Wen wundert es bei diesem Wirrwarr, dass von den 878 Millionen Euro, die für den Ausbau der digitalen Infrastruktur bewilligt sind, bisher erst 29 Millionen Euro verbaut sind? Wen wundert es, dass wir da nicht vorankommen?

(Beifall von den GRÜNEN – Vereinzelt Beifall von der SPD)

Dann feiert sich diese Landesregierung dafür, dass sie einen Mobilfunkpakt geschlossen hat – schon wieder eine schöne Ankündigung; schon wieder eine schöne Überschrift; schon wieder ein wunderbarer Pressetermin, den man einfach im Jahr danach wiederholt hat.

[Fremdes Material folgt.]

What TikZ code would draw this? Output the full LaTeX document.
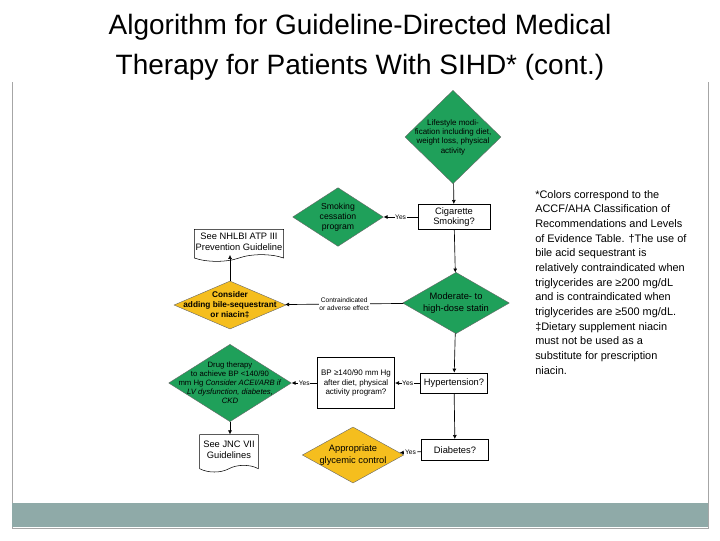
\documentclass[tikz,border=0pt]{standalone}
\usepackage{fontspec}
\setmainfont{Liberation Sans}
\usetikzlibrary{shapes.geometric,shapes.symbols,arrows.meta}
\definecolor{gr}{HTML}{1FA05A}
\definecolor{yl}{HTML}{F5BE1E}
\definecolor{bar}{HTML}{8FAAA8}
\begin{document}
\begin{tikzpicture}[x=0.75pt,y=-0.75pt,
  dia/.style={diamond,draw=black!60,line width=0.3pt,inner sep=0pt},
  tx/.style={align=center,font=\fontsize{6.5}{7.5}\selectfont,inner sep=0pt},
  bx/.style={draw,line width=0.5pt,align=center,font=\fontsize{7}{8}\selectfont,inner sep=1pt},
  doc/.style={tape,tape bend top=none,draw,line width=0.4pt,align=center,font=\fontsize{7}{8}\selectfont,inner sep=1pt},
  ar/.style={-{Latex[length=3pt,width=3pt]},line width=0.5pt},
  lb/.style={font=\fontsize{5}{6}\selectfont,fill=white,inner sep=0.5pt,align=center}]
\useasboundingbox (0,0) rectangle (720,540);
\fill[white] (0,0) rectangle (720,540);
\draw[black!35] (12,82) -- (12,528) -- (708,528) -- (708,82);
\fill[bar] (12,503) rectangle (708,527);
\node[font=\fontsize{21}{30}\selectfont,align=center] (title) at (360,47) {Algorithm for Guideline-Directed Medical\\Therapy for Patients With SIHD* (cont.)};
\node[dia,fill=gr,minimum width=72,minimum height=70] (life) at (453,137) {};
\node[tx,font=\fontsize{6}{7}\selectfont] at (life) {Lifestyle modi-\\fication including diet,\\weight loss, physical\\activity};
\node[bx,minimum width=54,minimum height=19] (cig) at (454,217) {Cigarette\\Smoking?};
\node[dia,fill=gr,minimum width=68,minimum height=44] (smk) at (338,217) {};
\node[tx] at (smk) {Smoking\\cessation\\program};
\node[doc,minimum width=66,minimum height=24] (nhl) at (239,242) {See NHLBI ATP III\\Prevention Guideline};
\node[dia,fill=gr,minimum width=80,minimum height=46] (sta) at (456,303) {};
\node[tx,font=\fontsize{7}{8.5}\selectfont] at (sta) {Moderate- to\\high-dose statin};
\node[dia,fill=yl,minimum width=84,minimum height=36] (con) at (230,305) {};
\node[tx,font=\fontsize{6.2}{7.3}\selectfont\bfseries] at (con) {Consider\\adding bile-sequestrant\\or niacin‡};
\node[bx,minimum width=50,minimum height=15] (hyp) at (454,383) {Hypertension?};
\node[bx,minimum width=58,minimum height=38,font=\fontsize{6}{7}\selectfont] (bp) at (356,383) {BP ≥140/90 mm Hg\\after diet, physical\\activity program?};
\node[dia,fill=gr,minimum width=92,minimum height=58] (drg) at (230,383) {};
\node[tx,font=\fontsize{5.8}{6.8}\selectfont] at (drg) {Drug therapy\\to achieve BP <140/90\\mm Hg \textit{Consider ACEI/ARB if}\\\textit{LV dysfunction, diabetes,}\\\textit{CKD}};
\node[doc,minimum width=44,minimum height=28] (jnc) at (229,450) {See JNC VII\\Guidelines};
\node[dia,fill=yl,minimum width=76,minimum height=42] (gly) at (353,455) {};
\node[tx,font=\fontsize{7}{8.5}\selectfont] at (gly) {Appropriate\\glycemic control};
\node[bx,minimum width=50,minimum height=16] (dia) at (455,450) {Diabetes?};
\draw[ar] (life) -- (cig);
\draw[ar] (cig) -- node[lb]{Yes} (smk);
\draw[ar] (cig) -- (sta);
\draw[ar] (sta) -- node[lb]{Contraindicated\\or adverse effect} (con);
\draw[ar] (con) -- (con.north |- nhl.south);
\draw[ar] (sta) -- (hyp);
\draw[ar] (hyp) -- node[lb]{Yes} (bp);
\draw[ar] (bp) -- node[lb]{Yes} (drg);
\draw[ar] (drg) -- (drg.south |- jnc.north);
\draw[ar] (hyp) -- (dia);
\draw[ar] (dia) -- node[lb]{Yes} (gly);
\node[anchor=north west,align=left,font=\fontsize{8.2}{11}\selectfont,inner sep=0pt] (note) at (535,190) {*Colors correspond to the\\ACCF/AHA Classification of\\Recommendations and Levels\\of Evidence Table. †The use of\\bile acid sequestrant is\\relatively contraindicated when\\triglycerides are ≥200 mg/dL\\and is contraindicated when\\triglycerides are ≥500 mg/dL.\\‡Dietary supplement niacin\\must not be used as a\\substitute for prescription\\niacin.};
\end{tikzpicture}
\end{document}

Eine konkrete Verpflichtung in diesem Mobilfunkpakt ist, dass alle Funklöcher an den Hauptverkehrswegen bis Ende dieses Jahres geschlossen werden sollen. Herr Minister, fahren Sie einmal mit Ihrem Auto auf der A46 oder setzen sich in einen ICE und fahren durchs Ruhrgebiet auf der Strecke nach Berlin, vielleicht sogar über Hamm hinaus. Dann werden Sie sehen, dass Sie der Funklochminister sind.

(Beifall von den GRÜNEN – Vereinzelt Beifall von der SPD)

Meine Damen und Herren, das Gleiche gilt bei der digitalen Bildung. Ich mache Ihnen, Herr Pinkwart, keinen Vorwurf, dass es beim DigitalPakt so lange gedauert hat, bis sich die Ministerpräsidenten auf ihrem Pavianhügel geeinigt hatten.